Выбрать главу

По косвенным указаниям шекспироведы установили, что «Гамлет» впервые был поставлен в знаменитом шекспировском «Глобусе» в сезон 1600/1601 гг.

Переработанный Шекспиром сюжет известен по латинской «Истории Дании» датского хрониста XII века Саксона Грамматика, опубликованной в 1514 г. События, о которых в ней повествуется, относятся к языческим временам, то есть произошли до середины IX века.

Прототип Гамлета — ютландский юноша Áмлет, желающий отомстить своему дяде Фенгону, брату и соправителю Горвендила, отца Амлета. Фенгон убил Горвендила, чтобы стать единоличным правителем Ютландии (при этом он женился на Геруте, дочери короля Дании Рёрика и матери Амлета). После гибели своего отца принц притворяется сумасшедшим. Фенгон в его сумасшествие не верит и подсылает к Амлету красавицу-деву, которая, впрочем, переходит на сторону принца. Тогда Фенгон отправляет своего человека в покои Геруты подслушать беседу матери с сыном. Амлет убивает соглядатая, а после упреками пробуждает совесть матери. Фенгон высылает Амлета в Англию. В поездке юношу сопровождают двое придворных, везущих приказ его убить. Амлет выкрадывает послание Фенгона, заменяет свое имя именами своих спутников и вписывает прошение женить его на дочери английского короля. Вернувшись, Амлет попадает на годовщину собственной мнимой смерти и расправляется с дядей.

Источником шекспировской пьесы послужил так называемый «Пра-Гамлет», шедший в Лондоне в конце 1580-х — начале 1590-х. Автором его был, как предполагают, или Томас Кид (1558–1594 гг.), или сам молодой Шекспир. Однако еще в 1576 г. французский писатель Франсуа Бельфоре пересказал хронику Саксона Грамматика об Амлете в пятом томе своих «Трагических историй».

Предлагаемый читателю перевод (двадцать третий русский перевод «Гамлета», считая с выполненного А. П. Сумароковым в 1748 г.) сделан мною по тексту Первого фолио, но в некоторых случаях с учетом Второго кварто.

Логика моего перевода несколько отличается от той, которой традиционно следовали переводчики и шекспироведы. Главным образом это касается Горацио, «лучшего друга» Гамлета. По Первому фолио взят эпизод, в котором уже пошедший на службу к королю Горацио приходят к королеве с доносом на Офелию. Сцена, в которой Горацио (а не анонимный Придворный) предупреждает короля о начавшемся восстании Лаэрта (и тем дает Клавдию шанс сохранить жизнь и корону), взята также по Первому фолио. При такой редакции, как мне представляется, становится более очевидна пропасть, разделяющая Гамлета и его «лучшего друга». (См. статью «“Гамлет”. Поэтика загадок» в настоящем издании.)

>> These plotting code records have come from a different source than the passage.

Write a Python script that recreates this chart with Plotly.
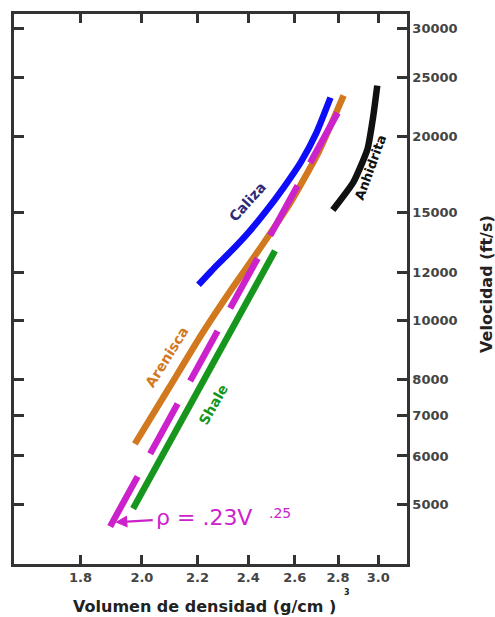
import plotly.graph_objects as go

# --- data ---
caliza_density = [2.204, 2.265, 2.332, 2.400, 2.475, 2.552, 2.627, 2.699, 2.764]
caliza_velocity = [11440, 12200, 13000, 13910, 15100, 16530, 18160, 20320, 23160]

arenisca_density = [1.976, 2.095, 2.216, 2.332, 2.454, 2.582, 2.708, 2.827]
arenisca_velocity = [6280, 7750, 9490, 11240, 13200, 15620, 18850, 23340]

shale_density = [1.97, 2.513]
shale_velocity = [4920, 13000]

gardner_density = [1.894, 2.84]
gardner_velocity = [4600, 23200]

anhidrita_density = [2.775, 2.875, 2.945, 2.975, 2.995]
anhidrita_velocity = [15160, 16840, 19060, 21650, 24230]

x_ticks = [1.8, 2.0, 2.2, 2.4, 2.6, 2.8, 3.0]
x_tick_labels = ["1.8", "2.0", "2.2", "2.4", "2.6", "2.8", "3.0"]
y_ticks = [5000, 6000, 7000, 8000, 10000, 12000, 15000, 20000, 25000, 30000]
y_tick_labels = ["5000", "6000", "7000", "8000", "10000", "12000", "15000", "20000", "25000", "30000"]

BLUE = "#0d0dfa"
ORANGE = "#d2781e"
GREEN = "#17961e"
MAGENTA = "#cc22cc"
BLACK = "#111111"
AXIS = "#333333"

fig = go.Figure()

def add_line(x, y, color, dash="solid", width=6.5, shape="spline"):
    fig.add_trace(go.Scatter(x=x, y=y, mode="lines",
                             line=dict(color=color, width=width, dash=dash, shape=shape, smoothing=0.5),
                             hoverinfo="skip", showlegend=False))

add_line(shale_density, shale_velocity, GREEN, shape="linear")
add_line(arenisca_density, arenisca_velocity, ORANGE)
add_line(caliza_density, caliza_velocity, BLUE)
add_line(gardner_density, gardner_velocity, MAGENTA, dash="57px,26px", shape="linear")
add_line(anhidrita_density, anhidrita_velocity, BLACK)

fig.update_xaxes(type="log", range=[0.20573, 0.49856],
                 tickvals=x_ticks, ticktext=x_tick_labels,
                 showline=True, linecolor=AXIS, linewidth=2.5, mirror="ticks",
                 ticks="inside", ticklen=9, tickwidth=2.5, tickcolor=AXIS,
                 showgrid=False, zeroline=False,
                 tickfont=dict(family="DejaVu Sans", size=13, color="#444444", weight="bold"))
fig.update_yaxes(type="log", range=[3.60130, 4.50154], side="right",
                 tickvals=y_ticks, ticktext=y_tick_labels,
                 showline=True, linecolor=AXIS, linewidth=2.5, mirror="ticks",
                 ticks="inside", ticklen=10, tickwidth=2.5, tickcolor=AXIS,
                 showgrid=False, zeroline=False,
                 tickfont=dict(family="DejaVu Sans", size=13, color="#444444", weight="bold"))

# page-pixel -> paper coordinates (plot frame at x 11..407, y 11..564 on the page)
def px(xpix):
    return (xpix - 11) / 396.0

def py(ypix):
    return (564 - ypix) / 553.0

ann = []
lab_font = dict(family="DejaVu Sans", size=14, weight="bold")
ann.append(dict(text="Caliza", x=px(246), y=py(200), textangle=-48,
                font=dict(lab_font, color="#2a2a78")))
ann.append(dict(text="Arenisca", x=px(165), y=py(356), textangle=-58,
                font=dict(lab_font, color=ORANGE)))
ann.append(dict(text="Shale", x=px(212), y=py(403), textangle=-60,
                font=dict(lab_font, color=GREEN)))
ann.append(dict(text="Anhidrita", x=px(370), y=py(165), textangle=-70,
                font=dict(family="DejaVu Sans", size=13, weight="bold", color=BLACK)))
# formula with arrow
ann.append(dict(text="ρ = .23V", x=px(113), y=py(522), ax=89, ay=-5,
                showarrow=True, arrowhead=2, arrowsize=1.1, arrowwidth=2.2, arrowcolor=MAGENTA,
                standoff=0, startstandoff=2,
                font=dict(family="DejaVu Sans", size=22, color=MAGENTA)))
ann.append(dict(text=".25", x=px(279), y=py(513),
                font=dict(family="DejaVu Sans", size=14, color=MAGENTA)))
# axis titles
ann.append(dict(text="Volumen de densidad (g/cm )", x=px(202.5), y=py(607),
                font=dict(family="DejaVu Sans", size=16, weight="bold", color="#222222")))
ann.append(dict(text="3", x=px(347), y=py(593),
                font=dict(family="DejaVu Sans", size=8, weight="bold", color="#222222")))
ann.append(dict(text="Velocidad (ft/s)", x=px(487), y=py(282), textangle=-90,
                font=dict(family="DejaVu Sans", size=16, weight="bold", color="#222222")))

for a in ann:
    a.setdefault("showarrow", False)
    a["xref"] = "paper"
    a["yref"] = "paper"
    if not a["showarrow"]:
        a["xanchor"] = "center"
        a["yanchor"] = "middle"
fig.update_layout(annotations=ann)

fig.update_layout(width=495, height=617, margin=dict(l=11, r=88, t=11, b=53),
                  paper_bgcolor="white", plot_bgcolor="white", showlegend=False)

# remove the default page margin so the figure fills the window exactly
fig.write_html("out.html",
               config={"displayModeBar": False},
               post_script="document.body.style.margin='0';document.body.style.overflow='hidden';")
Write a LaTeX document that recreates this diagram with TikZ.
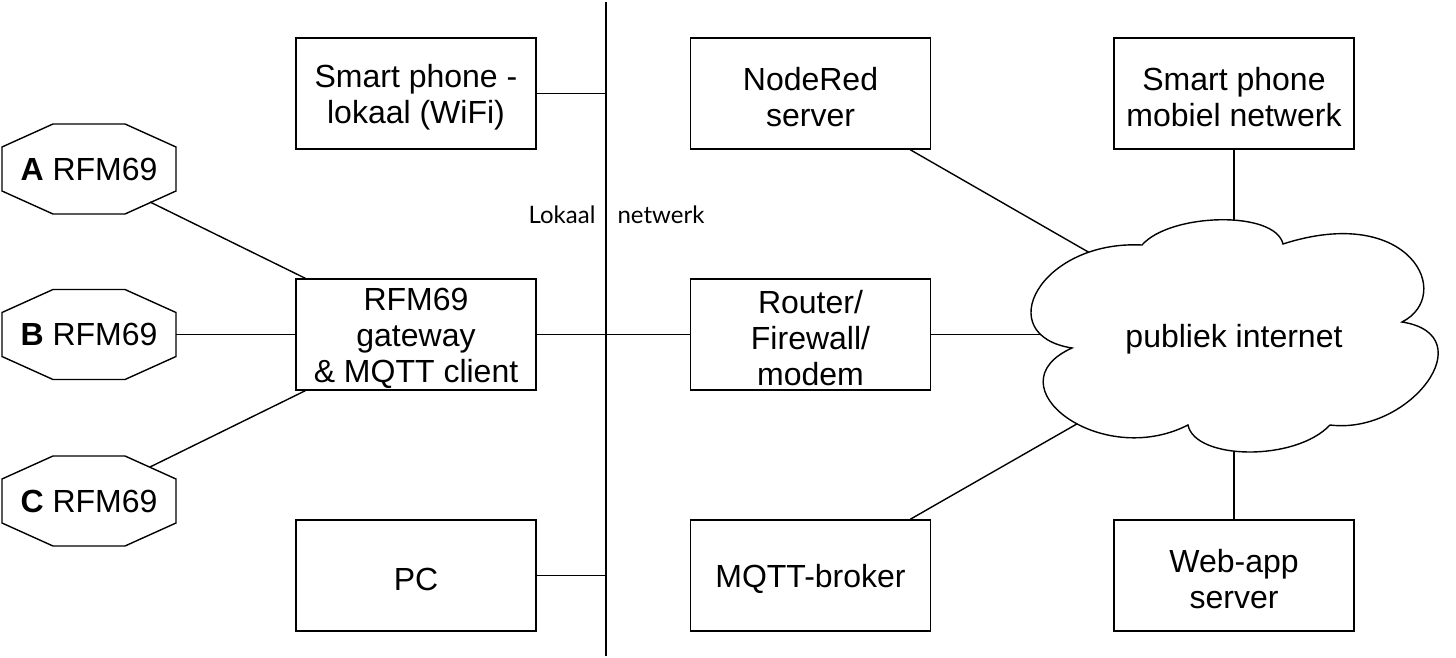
\documentclass[tikz,border=0pt]{standalone}
\usepackage{fontspec}
\setmainfont{Liberation Sans}
\newfontfamily\labfont{Lato}
\newcommand\hstr{\rule{0pt}{15.5pt}}
\begin{document}
\begin{tikzpicture}[x=0.5pt,y=-0.5pt, line width=0.7pt,
  box/.style={draw, minimum width=120pt, minimum height=55.5pt, align=center, inner sep=0pt,
    font=\fontsize{16}{18}\selectfont},
  lbl/.style={font=\fontsize{16}{18}\selectfont, inner sep=0pt},
  small/.style={font=\labfont\fontsize{12}{14}\selectfont, inner sep=0pt},
  cloudshape/.style={draw, fill=white}]
\useasboundingbox (0,0) rectangle (1456,658);

% local network line
\coordinate (vtop) at (606,2);
\coordinate (vbot) at (606,656);
\draw (vtop) -- (vbot);
\node[small] (lok) at (562,215) {Lokaal};
\node[small] (net) at (661,215) {netwerk};

% boxes
\node[box] (splok) at (416,93.5) {\hstr Smart phone -\\lokaal (WiFi)};
\node[box] (gw) at (416,334.5) {\hstr RFM69\\gateway\\\& MQTT client};
\node[box] (pc) at (416,575.5) {\hstr PC};
\node[box] (nr) at (810.5,93.5) {\hstr NodeRed\\server};
\node[box] (rt) at (810.5,334.5) {\hstr Router/\\Firewall/\\modem};
\node[box] (mq) at (810.5,575.5) {\hstr MQTT-broker};
\node[box] (spm) at (1234,93.5) {\hstr Smart phone\\mobiel netwerk};
\node[box] (web) at (1234,575.5) {\hstr Web-app\\server};

% octagons
\foreach \c/\n/\y in {A/A/169, B/B/334.5, C/C/501}{
  \draw (89,\y) ++(-36,-45) -- ++(72,0) -- ++(51,23) -- ++(0,44) -- ++(-51,23) -- ++(-72,0) -- ++(-51,-23) -- ++(0,-44) -- cycle;
  \node[lbl] (oct\c) at (89,\y) {\textbf{\n} RFM69};
}

% connectors on the left
\coordinate (Ap) at (150,202);
\coordinate (Bp) at (176,334.5);
\coordinate (Cp) at (150,467);
\draw (Ap) -- ([xshift=5pt]gw.north west);
\draw (Bp) -- (gw.west);
\draw (Cp) -- ([xshift=5pt]gw.south west);

% connectors to the local network
\draw (splok.east) -- (splok.east -| vtop);
\draw (pc.east) -- (pc.east -| vtop);
\draw (gw) -- (rt);

% connectors to the cloud
\coordinate (cNR) at (1090,253);
\coordinate (cRT) at (1060,334.5);
\coordinate (cMQ) at (1082,421);
\coordinate (cSP) at (1234,232);
\coordinate (cWB) at (1234,440);
\draw ([xshift=-10.5pt]nr.south east) -- (cNR);
\draw (rt.east) -- (cRT);
\draw ([xshift=-10.5pt]mq.north east) -- (cMQ);
\draw (spm.south) -- (cSP);
\draw (web.north) -- (cWB);

% cloud
\draw[cloudshape] (1142,245) .. controls (1040,240) and (990,335) .. (1072,348)
  .. controls (990,385) and (1100,470) .. (1188,425)
  .. controls (1195,460) and (1295,462) .. (1330,425)
  .. controls (1410,435) and (1485,335) .. (1402,322)
  .. controls (1455,295) and (1410,203) .. (1283,244)
  .. controls (1275,210) and (1170,213) .. (1142,245) -- cycle;
\node[lbl, yshift=-2pt] (cloud) at (1234,335) {publiek internet};
\end{tikzpicture}
\end{document}
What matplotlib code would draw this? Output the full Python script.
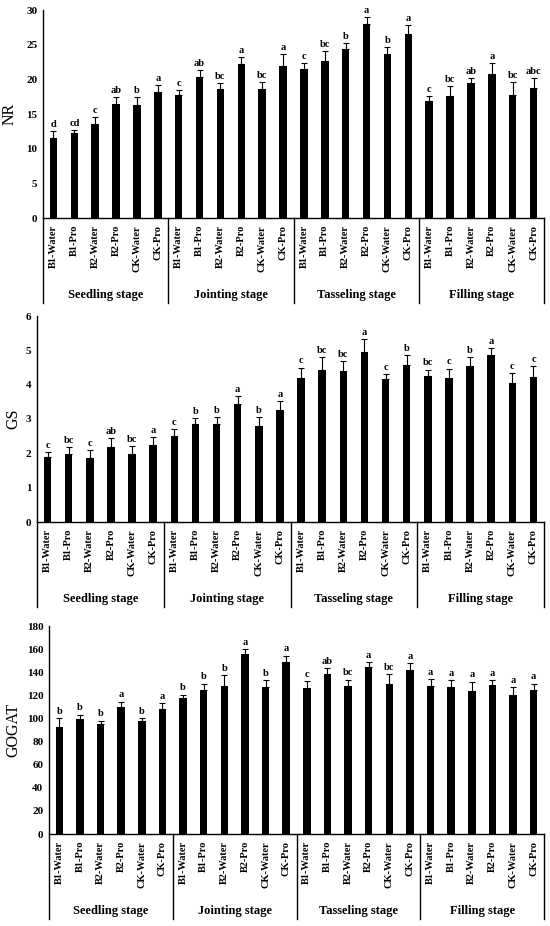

В комментарии, как правило, дается сокращенный в сравнении со статьей вариант толкования текста.

Ремарки в моем тексте повторяют ныне принятые в английской или русской традиции. Исключения — ремарка, в которой я попытался реконструировать недошедшую интермедию, и очевидно некогда выпавшая в типографии ремарка: «Уходит, за ней Горацио». (Горацио здесь и впрямь должен был уйти со сцены.)

Первая публикация «Гамлета» со списком действующих лиц появилась только в издании 1709 г. (под редакцией Роу).

Этот список, начинающийся с имени Клавдия, сегодня выглядит довольно странно, поэтому он составлен мною заново. В списке тридцать говорящих персонажей (плюс восставшие датчане, которые подают свои голоса из-за кулис).

Во времена Шекспира не считалось зазорным сравнивать нечто живое и правильное с работой хорошо отлаженного механизма. Вопреки распространенному мнению об «условности» шекспировского театра, смею заверить, что в «Гамлете» каждая строка пригнана к другой, как шестерни в башенных часах. И, как в часовом механизме, одна шестеренка поворачивает другую. Этот же принцип органического единства относится к паутине реминисценций и самореминисценций, а также к тончайшей системе всякого рода смысловых мостиков, помогающих читателю разобраться в том, что происходит на сцене и что этому предшествовало.

Шекспировский текст устроен так, что одна ничем не примечательная деталь в столкновении с другой, казалось бы, столь же ничтожной, высекает молнию смысла, на миг освещающую скрытые от зрительских глаз истинные обстоятельства и мотивировки. (Не берусь судить, сколь глубоко мог воспринять такой способ сценического повествования зритель «Глобуса», но поэты пишут не для публики, а прежде всего для себя, если же поэт гениален, то и для вечности). В этом и заключен секрет мнимых шекспировских «противоречий», о которых так любят рассуждать и дидактическое шекспироведение, и оппонирующие ему скептики.